Exercise
Write out every entry word for word.

-- begin --

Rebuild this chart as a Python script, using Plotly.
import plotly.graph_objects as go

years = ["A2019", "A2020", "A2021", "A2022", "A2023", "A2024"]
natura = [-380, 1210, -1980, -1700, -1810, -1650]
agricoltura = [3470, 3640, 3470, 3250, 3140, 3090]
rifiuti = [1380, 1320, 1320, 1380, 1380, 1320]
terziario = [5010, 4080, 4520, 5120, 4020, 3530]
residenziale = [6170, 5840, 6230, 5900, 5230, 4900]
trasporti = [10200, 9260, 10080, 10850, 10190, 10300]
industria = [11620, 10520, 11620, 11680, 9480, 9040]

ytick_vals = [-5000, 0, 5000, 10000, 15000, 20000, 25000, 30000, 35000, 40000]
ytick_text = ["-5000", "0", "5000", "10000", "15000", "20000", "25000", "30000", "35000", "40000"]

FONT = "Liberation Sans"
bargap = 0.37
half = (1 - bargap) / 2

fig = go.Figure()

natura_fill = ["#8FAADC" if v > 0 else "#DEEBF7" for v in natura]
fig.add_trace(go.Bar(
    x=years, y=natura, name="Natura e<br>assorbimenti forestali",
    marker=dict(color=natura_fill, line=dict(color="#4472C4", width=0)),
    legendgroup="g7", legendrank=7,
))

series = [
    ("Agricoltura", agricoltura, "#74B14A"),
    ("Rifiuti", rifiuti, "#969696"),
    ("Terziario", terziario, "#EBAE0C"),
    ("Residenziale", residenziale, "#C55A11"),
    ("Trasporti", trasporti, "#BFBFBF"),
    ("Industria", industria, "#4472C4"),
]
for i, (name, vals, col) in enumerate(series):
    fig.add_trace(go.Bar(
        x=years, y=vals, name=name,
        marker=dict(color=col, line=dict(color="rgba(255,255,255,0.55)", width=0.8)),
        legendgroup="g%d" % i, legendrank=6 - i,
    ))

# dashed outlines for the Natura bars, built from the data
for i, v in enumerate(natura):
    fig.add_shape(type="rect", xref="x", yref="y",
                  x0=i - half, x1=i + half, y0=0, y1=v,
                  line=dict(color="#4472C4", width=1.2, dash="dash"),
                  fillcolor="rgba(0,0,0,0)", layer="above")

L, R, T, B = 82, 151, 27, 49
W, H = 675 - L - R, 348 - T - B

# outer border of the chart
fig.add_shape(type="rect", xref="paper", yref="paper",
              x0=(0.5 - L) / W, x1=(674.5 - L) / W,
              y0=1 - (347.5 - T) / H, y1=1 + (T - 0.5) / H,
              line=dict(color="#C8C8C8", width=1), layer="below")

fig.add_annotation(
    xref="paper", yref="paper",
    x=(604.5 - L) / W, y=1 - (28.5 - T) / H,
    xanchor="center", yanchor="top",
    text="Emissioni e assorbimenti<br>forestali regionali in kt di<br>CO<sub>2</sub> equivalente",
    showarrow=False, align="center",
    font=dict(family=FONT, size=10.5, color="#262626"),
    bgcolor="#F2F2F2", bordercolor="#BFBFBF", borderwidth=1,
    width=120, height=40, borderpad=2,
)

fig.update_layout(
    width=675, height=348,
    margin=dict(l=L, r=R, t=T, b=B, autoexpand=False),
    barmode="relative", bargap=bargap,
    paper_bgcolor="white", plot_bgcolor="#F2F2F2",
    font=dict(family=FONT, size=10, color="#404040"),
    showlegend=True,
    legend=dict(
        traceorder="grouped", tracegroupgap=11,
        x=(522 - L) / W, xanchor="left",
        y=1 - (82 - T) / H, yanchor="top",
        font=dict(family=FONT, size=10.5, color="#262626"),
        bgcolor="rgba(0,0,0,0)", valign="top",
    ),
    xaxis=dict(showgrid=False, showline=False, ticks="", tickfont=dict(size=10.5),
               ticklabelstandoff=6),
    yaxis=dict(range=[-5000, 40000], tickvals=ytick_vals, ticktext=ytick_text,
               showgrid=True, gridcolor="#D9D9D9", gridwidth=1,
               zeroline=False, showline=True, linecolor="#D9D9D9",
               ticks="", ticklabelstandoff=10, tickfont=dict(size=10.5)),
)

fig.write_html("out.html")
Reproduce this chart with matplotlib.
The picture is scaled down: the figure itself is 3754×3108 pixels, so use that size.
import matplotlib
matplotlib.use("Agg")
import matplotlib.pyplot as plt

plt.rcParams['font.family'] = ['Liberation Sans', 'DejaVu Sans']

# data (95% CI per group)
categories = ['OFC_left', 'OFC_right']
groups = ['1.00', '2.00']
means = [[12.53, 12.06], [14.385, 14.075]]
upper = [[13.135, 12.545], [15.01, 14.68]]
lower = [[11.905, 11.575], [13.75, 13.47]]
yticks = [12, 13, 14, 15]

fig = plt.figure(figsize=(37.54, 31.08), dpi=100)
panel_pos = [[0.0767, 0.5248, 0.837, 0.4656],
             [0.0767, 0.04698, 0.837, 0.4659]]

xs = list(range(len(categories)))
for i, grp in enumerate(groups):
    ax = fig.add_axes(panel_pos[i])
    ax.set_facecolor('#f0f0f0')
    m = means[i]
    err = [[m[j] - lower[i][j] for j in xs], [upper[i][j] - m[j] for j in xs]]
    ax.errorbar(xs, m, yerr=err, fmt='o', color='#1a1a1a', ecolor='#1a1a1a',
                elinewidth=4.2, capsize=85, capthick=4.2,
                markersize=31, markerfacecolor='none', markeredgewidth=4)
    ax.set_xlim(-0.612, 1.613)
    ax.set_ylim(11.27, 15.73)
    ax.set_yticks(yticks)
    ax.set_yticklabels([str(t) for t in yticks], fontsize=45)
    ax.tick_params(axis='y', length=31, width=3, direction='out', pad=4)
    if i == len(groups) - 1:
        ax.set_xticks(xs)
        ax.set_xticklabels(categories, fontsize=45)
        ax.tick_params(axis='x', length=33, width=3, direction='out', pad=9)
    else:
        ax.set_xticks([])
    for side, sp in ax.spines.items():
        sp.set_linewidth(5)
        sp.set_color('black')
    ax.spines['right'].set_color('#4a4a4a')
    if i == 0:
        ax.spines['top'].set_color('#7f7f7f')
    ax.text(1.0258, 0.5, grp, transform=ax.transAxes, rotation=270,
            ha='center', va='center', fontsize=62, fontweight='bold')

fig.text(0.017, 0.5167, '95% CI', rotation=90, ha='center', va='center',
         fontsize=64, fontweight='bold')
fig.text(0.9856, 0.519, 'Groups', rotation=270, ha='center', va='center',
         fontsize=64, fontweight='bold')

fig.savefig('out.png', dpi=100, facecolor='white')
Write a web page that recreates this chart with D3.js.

-- end --

Solution to this exercise
Rebuild this chart as a Python script, using Plotly.
import plotly.graph_objects as go

years = ["A2019", "A2020", "A2021", "A2022", "A2023", "A2024"]
natura = [-380, 1210, -1980, -1700, -1810, -1650]
agricoltura = [3470, 3640, 3470, 3250, 3140, 3090]
rifiuti = [1380, 1320, 1320, 1380, 1380, 1320]
terziario = [5010, 4080, 4520, 5120, 4020, 3530]
residenziale = [6170, 5840, 6230, 5900, 5230, 4900]
trasporti = [10200, 9260, 10080, 10850, 10190, 10300]
industria = [11620, 10520, 11620, 11680, 9480, 9040]

ytick_vals = [-5000, 0, 5000, 10000, 15000, 20000, 25000, 30000, 35000, 40000]
ytick_text = ["-5000", "0", "5000", "10000", "15000", "20000", "25000", "30000", "35000", "40000"]

FONT = "Liberation Sans"
bargap = 0.37
half = (1 - bargap) / 2

fig = go.Figure()

natura_fill = ["#8FAADC" if v > 0 else "#DEEBF7" for v in natura]
fig.add_trace(go.Bar(
    x=years, y=natura, name="Natura e<br>assorbimenti forestali",
    marker=dict(color=natura_fill, line=dict(color="#4472C4", width=0)),
    legendgroup="g7", legendrank=7,
))

series = [
    ("Agricoltura", agricoltura, "#74B14A"),
    ("Rifiuti", rifiuti, "#969696"),
    ("Terziario", terziario, "#EBAE0C"),
    ("Residenziale", residenziale, "#C55A11"),
    ("Trasporti", trasporti, "#BFBFBF"),
    ("Industria", industria, "#4472C4"),
]
for i, (name, vals, col) in enumerate(series):
    fig.add_trace(go.Bar(
        x=years, y=vals, name=name,
        marker=dict(color=col, line=dict(color="rgba(255,255,255,0.55)", width=0.8)),
        legendgroup="g%d" % i, legendrank=6 - i,
    ))

# dashed outlines for the Natura bars, built from the data
for i, v in enumerate(natura):
    fig.add_shape(type="rect", xref="x", yref="y",
                  x0=i - half, x1=i + half, y0=0, y1=v,
                  line=dict(color="#4472C4", width=1.2, dash="dash"),
                  fillcolor="rgba(0,0,0,0)", layer="above")

L, R, T, B = 82, 151, 27, 49
W, H = 675 - L - R, 348 - T - B

# outer border of the chart
fig.add_shape(type="rect", xref="paper", yref="paper",
              x0=(0.5 - L) / W, x1=(674.5 - L) / W,
              y0=1 - (347.5 - T) / H, y1=1 + (T - 0.5) / H,
              line=dict(color="#C8C8C8", width=1), layer="below")

fig.add_annotation(
    xref="paper", yref="paper",
    x=(604.5 - L) / W, y=1 - (28.5 - T) / H,
    xanchor="center", yanchor="top",
    text="Emissioni e assorbimenti<br>forestali regionali in kt di<br>CO<sub>2</sub> equivalente",
    showarrow=False, align="center",
    font=dict(family=FONT, size=10.5, color="#262626"),
    bgcolor="#F2F2F2", bordercolor="#BFBFBF", borderwidth=1,
    width=120, height=40, borderpad=2,
)

fig.update_layout(
    width=675, height=348,
    margin=dict(l=L, r=R, t=T, b=B, autoexpand=False),
    barmode="relative", bargap=bargap,
    paper_bgcolor="white", plot_bgcolor="#F2F2F2",
    font=dict(family=FONT, size=10, color="#404040"),
    showlegend=True,
    legend=dict(
        traceorder="grouped", tracegroupgap=11,
        x=(522 - L) / W, xanchor="left",
        y=1 - (82 - T) / H, yanchor="top",
        font=dict(family=FONT, size=10.5, color="#262626"),
        bgcolor="rgba(0,0,0,0)", valign="top",
    ),
    xaxis=dict(showgrid=False, showline=False, ticks="", tickfont=dict(size=10.5),
               ticklabelstandoff=6),
    yaxis=dict(range=[-5000, 40000], tickvals=ytick_vals, ticktext=ytick_text,
               showgrid=True, gridcolor="#D9D9D9", gridwidth=1,
               zeroline=False, showline=True, linecolor="#D9D9D9",
               ticks="", ticklabelstandoff=10, tickfont=dict(size=10.5)),
)

fig.write_html("out.html")
Reproduce this chart with matplotlib.
The picture is scaled down: the figure itself is 3754×3108 pixels, so use that size.
import matplotlib
matplotlib.use("Agg")
import matplotlib.pyplot as plt

plt.rcParams['font.family'] = ['Liberation Sans', 'DejaVu Sans']

# data (95% CI per group)
categories = ['OFC_left', 'OFC_right']
groups = ['1.00', '2.00']
means = [[12.53, 12.06], [14.385, 14.075]]
upper = [[13.135, 12.545], [15.01, 14.68]]
lower = [[11.905, 11.575], [13.75, 13.47]]
yticks = [12, 13, 14, 15]

fig = plt.figure(figsize=(37.54, 31.08), dpi=100)
panel_pos = [[0.0767, 0.5248, 0.837, 0.4656],
             [0.0767, 0.04698, 0.837, 0.4659]]

xs = list(range(len(categories)))
for i, grp in enumerate(groups):
    ax = fig.add_axes(panel_pos[i])
    ax.set_facecolor('#f0f0f0')
    m = means[i]
    err = [[m[j] - lower[i][j] for j in xs], [upper[i][j] - m[j] for j in xs]]
    ax.errorbar(xs, m, yerr=err, fmt='o', color='#1a1a1a', ecolor='#1a1a1a',
                elinewidth=4.2, capsize=85, capthick=4.2,
                markersize=31, markerfacecolor='none', markeredgewidth=4)
    ax.set_xlim(-0.612, 1.613)
    ax.set_ylim(11.27, 15.73)
    ax.set_yticks(yticks)
    ax.set_yticklabels([str(t) for t in yticks], fontsize=45)
    ax.tick_params(axis='y', length=31, width=3, direction='out', pad=4)
    if i == len(groups) - 1:
        ax.set_xticks(xs)
        ax.set_xticklabels(categories, fontsize=45)
        ax.tick_params(axis='x', length=33, width=3, direction='out', pad=9)
    else:
        ax.set_xticks([])
    for side, sp in ax.spines.items():
        sp.set_linewidth(5)
        sp.set_color('black')
    ax.spines['right'].set_color('#4a4a4a')
    if i == 0:
        ax.spines['top'].set_color('#7f7f7f')
    ax.text(1.0258, 0.5, grp, transform=ax.transAxes, rotation=270,
            ha='center', va='center', fontsize=62, fontweight='bold')

fig.text(0.017, 0.5167, '95% CI', rotation=90, ha='center', va='center',
         fontsize=64, fontweight='bold')
fig.text(0.9856, 0.519, 'Groups', rotation=270, ha='center', va='center',
         fontsize=64, fontweight='bold')

fig.savefig('out.png', dpi=100, facecolor='white')
Write a web page that recreates this chart with D3.js.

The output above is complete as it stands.